Thorgate turns that scramble into an export.
What CC9.2 actually asks
The Trust Services Criteria expect you to assess and manage vendor and business-partner risk — and for Type II, to show it happened across the observation window, not in a single snapshot. Auditors increasingly press on this because point-in-time vendor reviews are easy to stage and hard to trust. What they want is evidence of continuous attention:
- Which vendor commitments were in force during the period
- What changed, and when
- That the changes were reviewed and dispositioned
Assembled by hand at audit time, that's days of work and a slightly nervous story. Accumulated automatically, it's a download.
What Thorgate gives your auditor
- Document version history per vendor. The contemporaneous record that a vendor's stated commitments existed at specific points in the observation period — not a screenshot taken last week.
- Change events with summaries and severity. Every material change across the window, described in plain language and classified — the "what changed and did it matter" narrative in one place.
- Reviewer attestations. Per-change "reviewed by [name] on [date]" records — the human-in-the-loop evidence auditors specifically look for.
- Workpaper-ready exports. Per-vendor audit PDFs and CSV, formatted to attach directly to your CC9.2 workpapers.

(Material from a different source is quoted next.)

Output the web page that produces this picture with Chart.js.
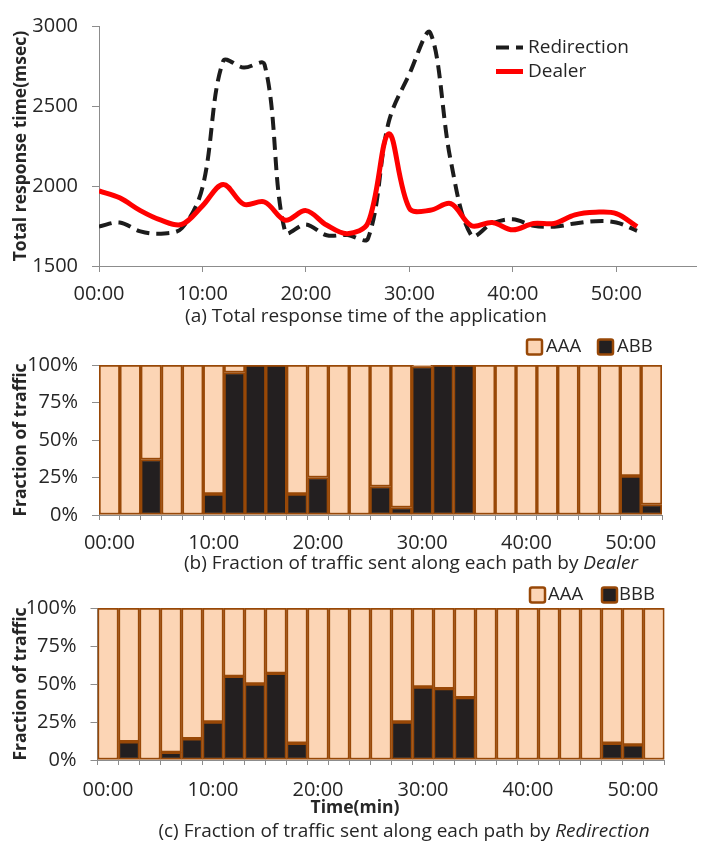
<!DOCTYPE html>
<html>
<head>
<meta charset="utf-8">
<script src="https://cdn.jsdelivr.net/npm/chart.js@4.4.0/dist/chart.umd.min.js"></script>
<style>
  body { margin: 0; background: #fff; }
  #wrap { position: relative; width: 702px; height: 849px; overflow: hidden; font-family: "Open Sans", sans-serif; color: #262626; }
  canvas { position: absolute; left: 0; }
  .caption { position: absolute; white-space: nowrap; font-size: 19px; transform: translate(-50%, -50%); }
  .xtitle { position: absolute; white-space: nowrap; font-size: 17.5px; font-weight: bold; transform: translate(-50%, -50%); }
</style>
</head>
<body>
<div id="wrap">
  <canvas id="tiempo" width="702" height="330" style="top:0"></canvas>
  <canvas id="dealer" width="702" height="250" style="top:330px"></canvas>
  <canvas id="redir" width="702" height="269" style="top:580px"></canvas>
  <div class="caption" style="left:366px; top:315px">(a) Total response time of the application</div>
  <div class="caption" style="left:411px; top:562px">(b) Fraction of traffic sent along each path by <i>Dealer</i></div>
  <div class="xtitle" style="left:355px; top:806px">Time(min)</div>
  <div class="caption" style="left:404px; top:830px">(c) Fraction of traffic sent along each path by <i>Redirection</i></div>
</div>
<script>
// --- datos ---
const minutes = [0, 2, 4, 6, 8, 10, 12, 14, 16, 18, 20, 22, 24, 26, 28, 30, 32, 34, 36, 38, 40, 42, 44, 46, 48, 50, 52];
const timeLabels = ["00:00", "02:00", "04:00", "06:00", "08:00", "10:00", "12:00", "14:00", "16:00", "18:00",
  "20:00", "22:00", "24:00", "26:00", "28:00", "30:00", "32:00", "34:00", "36:00", "38:00",
  "40:00", "42:00", "44:00", "46:00", "48:00", "50:00", "52:00"];
const shownLabels = ["00:00", "10:00", "20:00", "30:00", "40:00", "50:00"];

// (a) tiempo de respuesta total (msec)
const redirectionMs = [1746, 1772, 1716, 1702, 1736, 1990, 2780, 2740, 2760, 1712, 1760, 1692, 1694, 1672,
  2400, 2700, 2960, 2156, 1690, 1766, 1792, 1752, 1746, 1766, 1780, 1772, 1720];
const dealerMs = [1970, 1926, 1846, 1786, 1760, 1876, 2010, 1886, 1900, 1786, 1846, 1756, 1702, 1770,
  2326, 1860, 1848, 1890, 1752, 1772, 1726, 1766, 1766, 1820, 1836, 1828, 1746];

// (b) fraccion de trafico por Dealer (%)
const dealerABB = [0, 0, 37, 0, 0, 14, 95, 100, 100, 14, 25, 0, 0, 19, 5, 99, 100, 100, 0, 0, 0, 0, 0, 0, 0, 26, 7];
const dealerAAA = [100, 100, 63, 100, 100, 86, 5, 0, 0, 86, 75, 100, 100, 81, 95, 1, 0, 0, 100, 100, 100, 100, 100, 100, 100, 74, 93];

// (c) fraccion de trafico por Redirection (%)
const redirBBB = [0, 12, 0, 5, 14, 25, 55, 50, 57, 11, 0, 0, 0, 0, 25, 48, 47, 41, 0, 0, 0, 0, 0, 0, 11, 10, 0];
const redirAAA = [100, 88, 100, 95, 86, 75, 45, 50, 43, 89, 100, 100, 100, 100, 75, 52, 53, 59, 100, 100, 100, 100, 100, 100, 89, 90, 100];

// --- estilos ---
const FONT = '"Open Sans", sans-serif';
const TEXT = "#262626";
const AXIS = "#8c8c8c";
const BROWN = "#984807";
const PEACH = "#fcd5b5";
const DARK = "#231f20";
const TICK_FONT = { family: FONT, size: 20 };
const TITLE_FONT = { family: FONT, size: 17.5, weight: "bold" };

// Leyenda propia dibujada sobre el canvas
const leyendaPlugin = {
  id: "leyenda",
  afterDraw(chart, args, opts) {
    if (!opts.items) return;
    const ctx = chart.ctx;
    ctx.save();
    ctx.font = `${opts.fontSize}px ${FONT}`;
    ctx.textBaseline = "middle";
    opts.items.forEach((it) => {
      const ds = chart.data.datasets[it.dataset];
      if (it.kind === "line") {
        ctx.strokeStyle = ds.borderColor;
        ctx.lineWidth = ds.borderWidth;
        ctx.setLineDash(ds.borderDash || []);
        ctx.beginPath();
        ctx.moveTo(it.x, it.y);
        ctx.lineTo(it.x + it.w, it.y);
        ctx.stroke();
        ctx.setLineDash([]);
      } else {
        const s = it.w;
        ctx.fillStyle = ds.backgroundColor;
        ctx.strokeStyle = ds.borderColor;
        ctx.lineWidth = 2.5;
        ctx.beginPath();
        ctx.roundRect(it.x, it.y - s / 2, s, s, 2);
        ctx.fill();
        ctx.stroke();
      }
      ctx.fillStyle = TEXT;
      ctx.fillText(ds.label, it.tx, it.y);
    });
    ctx.restore();
  },
};

// Grafico (a): lineas suavizadas
new Chart(document.getElementById("tiempo"), {
  type: "line",
  data: {
    datasets: [
      {
        label: "Redirection",
        data: minutes.map((m, i) => ({ x: m, y: redirectionMs[i] })),
        borderColor: "#1c1c1c",
        borderWidth: 4,
        borderDash: [13, 7],
        order: 1,
      },
      {
        label: "Dealer",
        data: minutes.map((m, i) => ({ x: m, y: dealerMs[i] })),
        borderColor: "#ff0000",
        borderWidth: 5,
        order: 0,
      },
    ],
  },
  options: {
    responsive: false,
    animation: false,
    layout: { padding: { top: 16, right: 6, left: 0, bottom: 0 } },
    elements: { point: { radius: 0 }, line: { tension: 0.35, fill: false } },
    plugins: {
      legend: { display: false },
      tooltip: { enabled: false },
      leyenda: {
        fontSize: 19,
        items: [
          { dataset: 0, kind: "line", x: 496, w: 27, y: 47.5, tx: 528 },
          { dataset: 1, kind: "line", x: 496, w: 27, y: 71.5, tx: 528 },
        ],
      },
    },
    scales: {
      x: {
        type: "linear",
        min: 0,
        max: 57.7,
        afterBuildTicks: (s) => {
          s.ticks = s.ticks.filter((t) => t.value % 10 === 0);
        },
        ticks: {
          stepSize: 10,
          callback: (v) => shownLabels[v / 10],
          font: TICK_FONT,
          color: TEXT,
          padding: 10.5,
          maxRotation: 0,
        },
        grid: { drawOnChartArea: false, tickLength: 6, color: AXIS },
        border: { color: AXIS },
        afterFit: (s) => {
          s.height = 64;
        },
      },
      y: {
        min: 1500,
        max: 3000,
        ticks: { stepSize: 500, callback: (v) => String(v), font: TICK_FONT, color: TEXT, padding: 14 },
        grid: { drawOnChartArea: false, tickLength: 7, color: AXIS },
        border: { color: AXIS },
        title: {
          display: true,
          text: "Total response time(msec)",
          font: TITLE_FONT,
          color: TEXT,
          padding: { top: 11, bottom: 0 },
        },
        afterFit: (s) => {
          s.width = 99;
        },
      },
    },
  },
  plugins: [leyendaPlugin],
});

// Graficos (b) y (c): barras apiladas al 100%
function crearBarras(id, abajo, arriba, nombres, geo) {
  return new Chart(document.getElementById(id), {
    type: "bar",
    data: {
      labels: timeLabels,
      datasets: [
        { label: nombres[0], data: abajo, backgroundColor: DARK },
        { label: nombres[1], data: arriba, backgroundColor: PEACH },
      ].map((d) => ({
        ...d,
        borderColor: BROWN,
        borderWidth: 2,
        borderSkipped: false,
        barPercentage: 1,
        categoryPercentage: 1,
      })),
    },
    options: {
      responsive: false,
      animation: false,
      layout: { padding: { top: geo.top, right: geo.right, left: 0, bottom: 0 } },
      plugins: {
        legend: { display: false },
        tooltip: { enabled: false },
        leyenda: { fontSize: 18.5, items: geo.legend },
      },
      scales: {
        x: {
          stacked: true,
          ticks: {
            autoSkip: false,
            maxRotation: 0,
            callback: function (v) {
              const l = this.getLabelForValue(v);
              return shownLabels.includes(l) ? l : "";
            },
            font: TICK_FONT,
            color: TEXT,
            padding: geo.xPad,
          },
          grid: { drawOnChartArea: false, tickLength: 5, color: AXIS, offset: true },
          border: { color: AXIS },
          afterFit: (s) => {
            s.height = geo.xHeight;
          },
        },
        y: {
          stacked: true,
          min: 0,
          max: 100,
          ticks: {
            stepSize: 25,
            callback: (v) => v + "%",
            font: TICK_FONT,
            color: TEXT,
            padding: 14,
          },
          grid: { drawOnChartArea: false, tickLength: 7, color: AXIS },
          border: { color: AXIS },
          title: {
            display: true,
            text: "Fraction of traffic",
            font: TITLE_FONT,
            color: TEXT,
            padding: { top: 11, bottom: 0 },
          },
          afterFit: (s) => {
            s.width = geo.yWidth;
          },
        },
      },
    },
    plugins: [leyendaPlugin],
  });
}

crearBarras("dealer", dealerABB, dealerAAA, ["ABB", "AAA"], {
  top: 35,
  right: 40,
  yWidth: 99,
  xHeight: 65,
  xPad: 11,
  legend: [
    { dataset: 1, kind: "box", x: 527, w: 15, y: 17, tx: 546 },
    { dataset: 0, kind: "box", x: 598, w: 15, y: 17, tx: 617 },
  ],
});

crearBarras("redir", redirBBB, redirAAA, ["BBB", "AAA"], {
  top: 28,
  right: 37.5,
  yWidth: 97.5,
  xHeight: 89,
  xPad: 13,
  legend: [
    { dataset: 1, kind: "box", x: 530, w: 15, y: 15, tx: 548 },
    { dataset: 0, kind: "box", x: 602, w: 15, y: 15, tx: 619 },
  ],
});
</script>
</body>
</html>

The shift in how audit prep feels
The difference isn't just less work — it's a stronger position. Instead of a point-in-time review you hope reads as "monitoring," you hand over a continuous, timestamped record of exactly what you watched and what you found across the whole period. That's the evidence Type II is actually asking for, and it's sitting there ready before fieldwork starts.
The honest boundaries
Thorgate covers the vendor-monitoring slice of CC9.2. It doesn't manage your own controls, automate the rest of your evidence, or run the audit — that's your GRC platform's job (see how Thorgate sits alongside Vanta or alongside Drata). And it produces evidence for your audit; our own SOC 2 Type II is in progress, with status on the Security page. What it removes is the specific, recurring, avoidable scramble that vendor management becomes every single cycle.